Немцы, наткнувшись на сильный огонь справа, решили обойти нас слева. Я пополз к тому пулемёту, что был слева от меня. Пулемётчик сказал, что и там заканчиваются патроны, остались только в автоматном диске. Тогда я, вспомнив, что у меня в автомате ещё полный диск, схватил его в руки и тут увидел, как из-за кустов идёт целая цепь. Крикнул: «Приготовить гранаты!». Ну, думаю, всё – это конец. Ждём, когда подойдут поближе. И вдруг по этой цепи прокатилось дружное «Ура!», и она открыла по немцам огонь, а те бросились убегать. Наши спешили к нам на подмогу. Свободным был только проход через болото, и вот здесь мы на них отыгрались. Когда они входили в воду, мы стреляли в них, как по мишеням, так что ни один из них живым не ушёл.

В полдень мы возвратились в лагерь. Я доложил командиру отряда о выполнении задания и о произошедшем. Наш бывший проводник сидел под охраной в землянке. Примерно через час в отряд прибыл комбриг Яков Захарович Захаров. Я ещё раз, теперь уже ему, во всех подробностях доложил о выполнении задания.
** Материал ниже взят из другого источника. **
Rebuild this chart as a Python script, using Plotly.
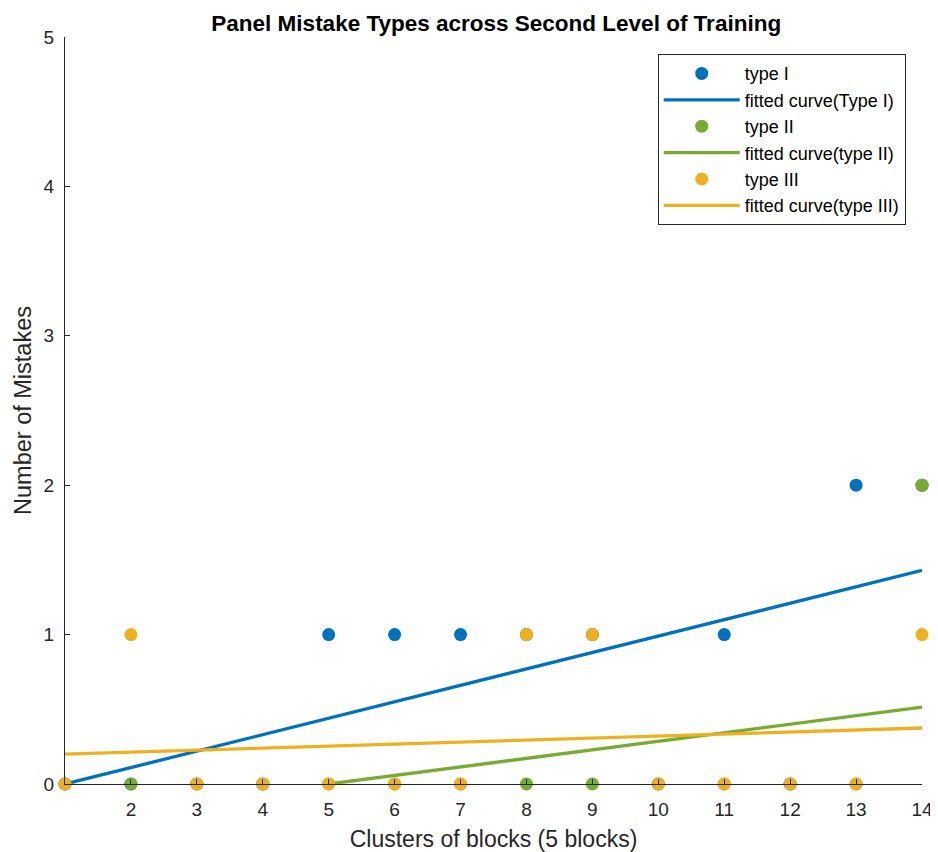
import plotly.graph_objects as go

clusters = list(range(1, 15))
type_I = [0, 0, 0, 0, 1, 1, 1, 1, 1, 0, 1, 0, 2, 2]
type_II = [0, 0, 0, 0, 0, 0, 0, 0, 0, 0, 0, 0, 0, 2]
type_III = [0, 1, 0, 0, 0, 0, 0, 1, 1, 0, 0, 0, 0, 1]

fit_I_x = [1, 14]
fit_I_y = [0.0, 1.43]
fit_II_x = [5, 14]
fit_II_y = [0.0, 0.515]
fit_III_x = [1, 14]
fit_III_y = [0.20, 0.375]

x_ticks = list(range(2, 15))
y_ticks = [0, 1, 2, 3, 4, 5]

BLUE = "#0072BD"
GREEN = "#77AC30"
YELLOW = "#EDB120"
FONT = "Liberation Sans, Arial, sans-serif"
AX = "#262626"

fig = go.Figure()

def pts(x, y, name, color):
    fig.add_trace(go.Scatter(x=x, y=y, mode="markers", name=name, cliponaxis=False,
                             marker=dict(color=color, size=13, line=dict(width=0))))

def ln(x, y, name, color):
    fig.add_trace(go.Scatter(x=x, y=y, mode="lines", name=name,
                             line=dict(color=color, width=3.3)))

pts(clusters, type_I, "type I", BLUE)
ln(fit_I_x, fit_I_y, "fitted curve(Type I)", BLUE)
pts(clusters, type_II, "type II", GREEN)
ln(fit_II_x, fit_II_y, "fitted curve(type II)", GREEN)
pts(clusters, type_III, "type III", YELLOW)
ln(fit_III_x, fit_III_y, "fitted curve(type III)", YELLOW)

axis_common = dict(showgrid=False, zeroline=False, showline=True, linecolor=AX,
                   linewidth=1, ticks="inside", ticklen=5, tickcolor=AX,
                   tickfont=dict(family=FONT, size=19, color=AX), mirror=False,
                   automargin=False)

fig.update_layout(
    width=930, height=844,
    paper_bgcolor="white", plot_bgcolor="white",
    margin=dict(l=57, r=16, t=29, b=68),
    title=dict(text="<b>Panel Mistake Types across Second Level of Training</b>",
               x=0.525, xanchor="center", y=0.991, yanchor="top", automargin=False,
               font=dict(family=FONT, size=22.5, color="black")),
    xaxis=dict(range=[1, 14], tickvals=x_ticks, ticklabelstandoff=8,
               title=dict(text="Clusters of blocks (5 blocks)", standoff=12,
                          font=dict(family=FONT, size=23, color=AX)),
               **axis_common),
    yaxis=dict(range=[0, 5], tickvals=y_ticks, ticklabelstandoff=6,
               title=dict(text="Number of Mistakes", standoff=5,
                          font=dict(family=FONT, size=23.5, color=AX)),
               **axis_common),
    legend=dict(x=0.981, xanchor="right", y=0.977, yanchor="top",
                bgcolor="white", bordercolor=AX, borderwidth=1,
                font=dict(family=FONT, size=18, color="black"),
                tracegroupgap=0, itemwidth=76),
    showlegend=True,
)

fig.write_html("out.html")
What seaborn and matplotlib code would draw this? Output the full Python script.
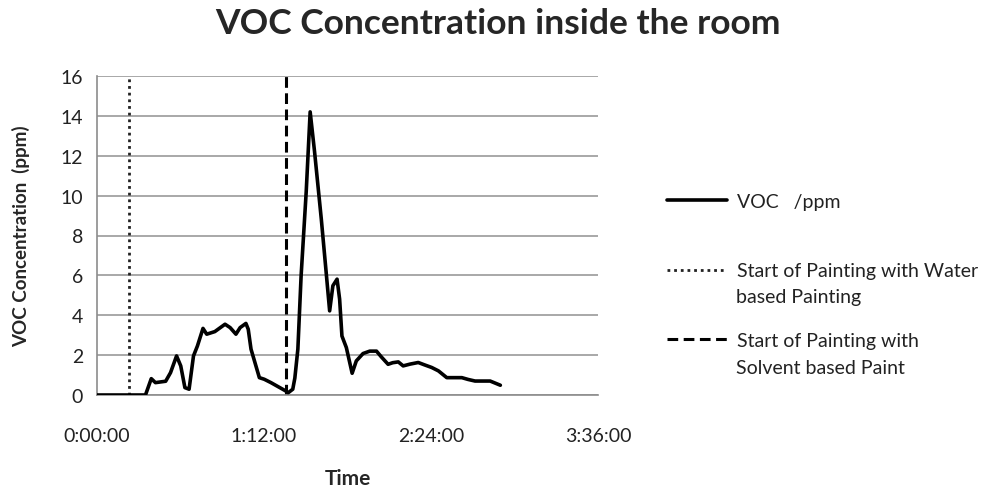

Стали подходить старики, из спасённой нами группы, начали благодарить нас за то, что мы не бросили их на верную погибель в лесу. Потом они рассказали о том, что творится в Витебске, как там зверствуют фашисты. Кровь в жилах стыла от услышанного. Затем командир отряда распорядился накормить наш отряд, ведь мы не ели почти сутки, и перевязать раненых. Несколько человек было легко ранено, и я в том числе, а убитых, к нашему счастью, не оказалось.

У меня было лёгкое ранение в ногу. Пуля прошла навылет, через мягкие ткани, чуть выше щиколотки, между костью и сухожилием. Потом весь отряд и приведённые нами беженцы расположились на поляне вокруг штабной землянки. Комбриг приказал привести на допрос нашего проводника и задал ему вопрос: «Какую ты преследовал цель, когда вёл отряд в немецкое логово?». Он ответил, что ночью, когда стоял на посту по охране нашей группы, незаметно ушёл в гарнизон Замостье, где его брат служил полицаем. Тот отвёл его к коменданту гарнизона. Он рассказал коменданту, что отряд ведёт политрук. Они договорились, что проводник приведёт отряд к мосту, а там нас будет ждать засада.

Предателю вместе с его братом обещали дать по паре лошадей и представить к награде, а за политрука – десять тысяч марок. Но они не всё рассчитали. Я интуитивно понял, что не всё так хорошо, как кажется, что здесь что-то не ладно – и не просчитался. И ещё наш проводник сказал, что он всех нас ненавидит.